И много позже Казаков тепло вспоминал о Н. И. Замошкине, но о своей учебе в Литинституте сильно сожалел. «Вообще я теперь удивляюсь и горьки слезы лью, – писал он мне в феврале 1981 года, – зачем, зачем я кончал этот институт! Мне бы уйти со второго-третьего курса! Сколько рассказов осталось ненаписанными, страшно представить! Все-таки каждый день с 9 утра и до 5 дня, а то и задерживали еще из-за всяческих семинаров. Когда же тут писать? А желание было страшное! И все потому, что в голове сидел дурацкий диплом – как же без диплома! Теперь же я и не знаю, где у меня этот диплом, как получил, сунул его куда-то, так и в глаза больше не видал».

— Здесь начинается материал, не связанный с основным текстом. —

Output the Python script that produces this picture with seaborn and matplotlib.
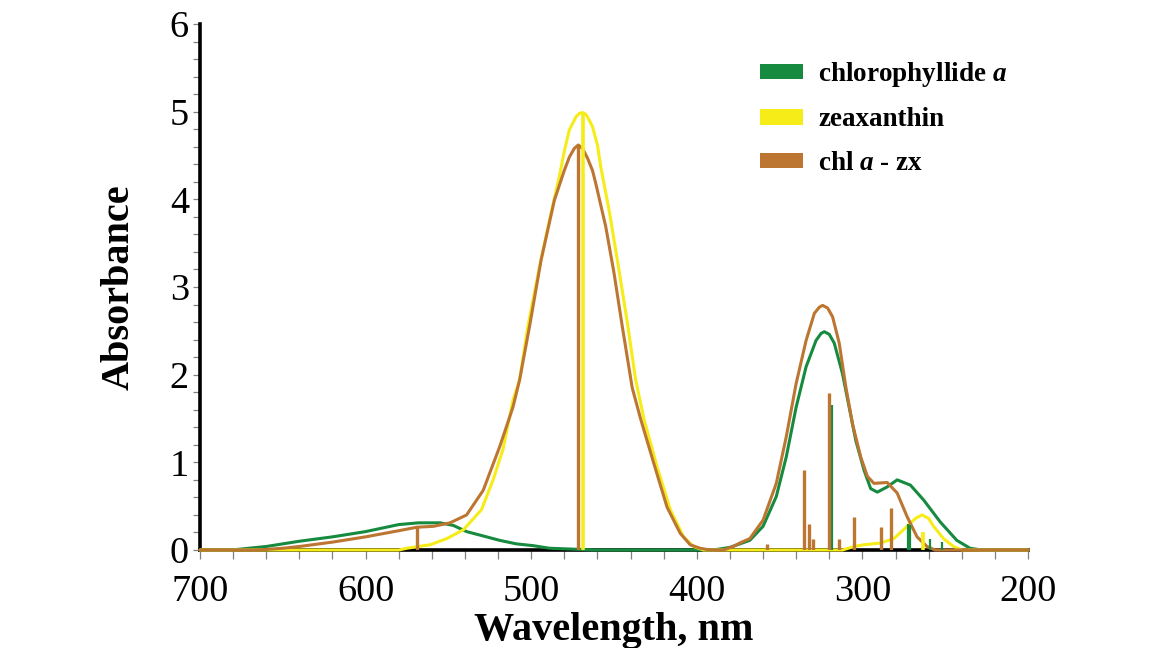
import pandas as pd
import matplotlib
matplotlib.use("Agg")
import matplotlib.pyplot as plt
import seaborn as sns
from matplotlib.patches import Patch
from matplotlib.ticker import MultipleLocator

# --- spectra (wavelength nm, absorbance) ---
chl_nm = [700, 681, 660, 640, 620, 600, 580, 568, 555, 547, 539, 529, 519, 509, 499, 489, 475, 462,
          390, 380, 368, 360, 352, 346, 340, 334, 328, 325, 323, 320, 317, 312, 308, 304, 299, 295, 291,
          285, 279, 271, 263, 253, 243, 235, 228, 200]
chl_abs = [0, 0, 0.04, 0.10, 0.15, 0.21, 0.29, 0.31, 0.31, 0.28, 0.21, 0.16, 0.11, 0.07, 0.05, 0.02, 0.01, 0,
           0, 0.03, 0.11, 0.27, 0.61, 1.06, 1.63, 2.09, 2.39, 2.47, 2.49, 2.46, 2.36, 2.01, 1.63, 1.25, 0.91, 0.70,
           0.66, 0.72, 0.80, 0.74, 0.57, 0.32, 0.11, 0.02, 0, 0]

zx_nm = [700, 580, 575, 561, 551, 541, 530, 523, 517, 511, 507, 502, 495, 489, 483, 480, 477, 473, 471,
         469, 467, 466, 463, 460, 458, 453, 448, 442, 437, 432, 424, 416, 408, 402, 396, 312, 305, 299,
         289, 281, 273, 268, 264, 260, 257, 251, 245, 240, 200]
zx_abs = [0, 0, 0.02, 0.06, 0.13, 0.23, 0.46, 0.80, 1.15, 1.71, 1.94, 2.55, 3.23, 3.76, 4.26, 4.55, 4.79, 4.94, 4.98,
          4.99, 4.97, 4.94, 4.83, 4.62, 4.37, 3.88, 3.31, 2.60, 1.95, 1.50, 0.95, 0.46, 0.15, 0.04, 0, 0, 0.04, 0.06,
          0.08, 0.13, 0.27, 0.36, 0.40, 0.36, 0.27, 0.13, 0.04, 0, 0]

mix_nm = [700, 665, 650, 640, 620, 600, 580, 569, 559, 549, 539, 529, 519, 511, 507, 501, 494, 486, 480,
          477, 474, 471.6, 469, 466, 463, 461, 455, 450, 445, 439, 434, 426, 418, 410, 404, 398, 392, 384,
          378, 374, 368, 360, 352, 346, 340, 334, 329, 326, 324, 321, 318, 314, 310, 306, 301, 297, 293,
          285, 279, 273, 267, 261, 256, 200]
mix_abs = [0, 0, 0.02, 0.04, 0.09, 0.15, 0.22, 0.26, 0.27, 0.31, 0.40, 0.68, 1.18, 1.63, 1.94, 2.55, 3.31, 3.99, 4.33,
           4.48, 4.58, 4.62, 4.58, 4.47, 4.33, 4.18, 3.69, 3.16, 2.55, 1.85, 1.50, 0.99, 0.49, 0.19, 0.06, 0.02, 0, 0,
           0.04, 0.08, 0.13, 0.34, 0.76, 1.29, 1.90, 2.39, 2.70, 2.77, 2.79, 2.76, 2.66, 2.36, 1.86, 1.44, 1.06, 0.84,
           0.76, 0.77, 0.65, 0.38, 0.15, 0.04, 0, 0]

# --- calculated transitions (sticks) ---
chl_stick_nm = [318.6, 272.5, 271, 259, 252]
chl_stick_h = [1.65, 0.30, 0.28, 0.12, 0.095]
zx_stick_nm = [469, 263.6]
zx_stick_h = [4.99, 0.21]
mix_stick_nm = [569, 471.6, 357.8, 335.5, 332.2, 330, 320, 314.1, 305.3, 288.5, 282.8]
mix_stick_h = [0.26, 4.62, 0.07, 0.91, 0.30, 0.13, 1.79, 0.12, 0.38, 0.26, 0.475]

names = ["chlorophyllide a", "zeaxanthin", "chl a - zx"]
colors = {"chlorophyllide a": "#168a3f", "zeaxanthin": "#f5ec18", "chl a - zx": "#bd7631"}

df = pd.concat([
    pd.DataFrame({"nm": chl_nm, "abs": chl_abs, "pigment": names[0]}),
    pd.DataFrame({"nm": zx_nm, "abs": zx_abs, "pigment": names[1]}),
    pd.DataFrame({"nm": mix_nm, "abs": mix_abs, "pigment": names[2]}),
])

sns.set_style("white")
plt.rcParams["font.family"] = ["Liberation Serif", "DejaVu Serif"]
plt.rcParams["mathtext.fontset"] = "custom"
plt.rcParams["mathtext.rm"] = "Liberation Serif:bold"
plt.rcParams["mathtext.it"] = "Liberation Serif:italic:bold"
plt.rcParams["text.color"] = "black"
plt.rcParams["axes.labelcolor"] = "black"
plt.rcParams["xtick.color"] = "black"
plt.rcParams["ytick.color"] = "black"

fig = plt.figure(figsize=(11.51, 6.48), dpi=100)
ax = fig.add_axes([200 / 1151, 98 / 648, 828 / 1151, 526 / 648])

sns.lineplot(data=df, x="nm", y="abs", hue="pigment", hue_order=names, palette=colors,
             estimator=None, sort=False, linewidth=2.2, legend=False, ax=ax,
             zorder=3, clip_on=False)

ax.vlines(chl_stick_nm, 0, chl_stick_h, colors=colors[names[0]], linewidth=1.6, zorder=4)
ax.vlines(zx_stick_nm, 0, zx_stick_h, colors=colors[names[1]], linewidth=2.6, zorder=4)
ax.vlines(mix_stick_nm, 0, mix_stick_h, colors=colors[names[2]], linewidth=2.4, zorder=4)

ax.set_xlim(700, 200)
ax.set_ylim(0, 6)
ax.set_xticks([700, 600, 500, 400, 300, 200])
ax.set_yticks([0, 1, 2, 3, 4, 5, 6])
ax.xaxis.set_minor_locator(MultipleLocator(20))
ax.yaxis.set_minor_locator(MultipleLocator(0.2))

for side in ["top", "right"]:
    ax.spines[side].set_visible(False)
for side in ["left", "bottom"]:
    ax.spines[side].set_color("black")
    ax.spines[side].set_linewidth(2.6)

ax.tick_params(axis="both", which="both", direction="out", color="#808080", width=0.9,
               bottom=True, left=True, labelcolor="black")
ax.tick_params(axis="x", which="both", length=6.5, pad=11, labelsize=27.5)
ax.tick_params(axis="y", which="both", length=5, pad=3, labelsize=27.5)

ax.set_xlabel("Wavelength, nm", fontsize=29, fontweight="bold")
ax.set_ylabel("Absorbance", fontsize=29, fontweight="bold")
ax.xaxis.set_label_coords(0.5, -0.118)
ax.yaxis.set_label_coords(-0.075, 0.5)

handles = [Patch(facecolor=colors[n], edgecolor="none") for n in names]
labels = [r"chlorophyllide $a$", "zeaxanthin", r"chl $a$ - zx"]
ax.legend(handles, labels, loc="upper left", bbox_to_anchor=(760 / 1151, 1 - 60 / 648),
          bbox_transform=fig.transFigure, frameon=False, borderaxespad=0, borderpad=0,
          handlelength=1.6, handleheight=0.5, handletextpad=0.55, labelspacing=0.68,
          prop={"family": "Liberation Serif", "weight": "bold", "size": 19.5})

fig.savefig("out.png", dpi=100)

Однако диплом дипломом, а вот погружение в профессиональную литературную среду, чего Казаков так жаждал в 1953 году, безусловно, и его самого, и его институтских товарищей многому научило. «Мы поступили в институт и встретились все вместе в 1953-м, а заканчивали в 1958-м, – вспоминал Михаил Рощин, – теперь уже нетрудно вычислить значение этого пятилетия для всей нашей истории. Буквально мы вошли в институтские двери с одними понятиями, а вышли с другими… В восемнадцать, и в двадцать, и в двадцать пять лет, как было тогда Казакову, мы все, конечно, все-таки уже знали, где правда и где кривда и чего хочется нам самим. Наши „новые“ понятия о том, какою литература должны быть, ввергали нас в литературную борьбу, которая шла тогда, и мы, молодые, чаще всего терпели в ней поражение со значительно превосходящими силами противника».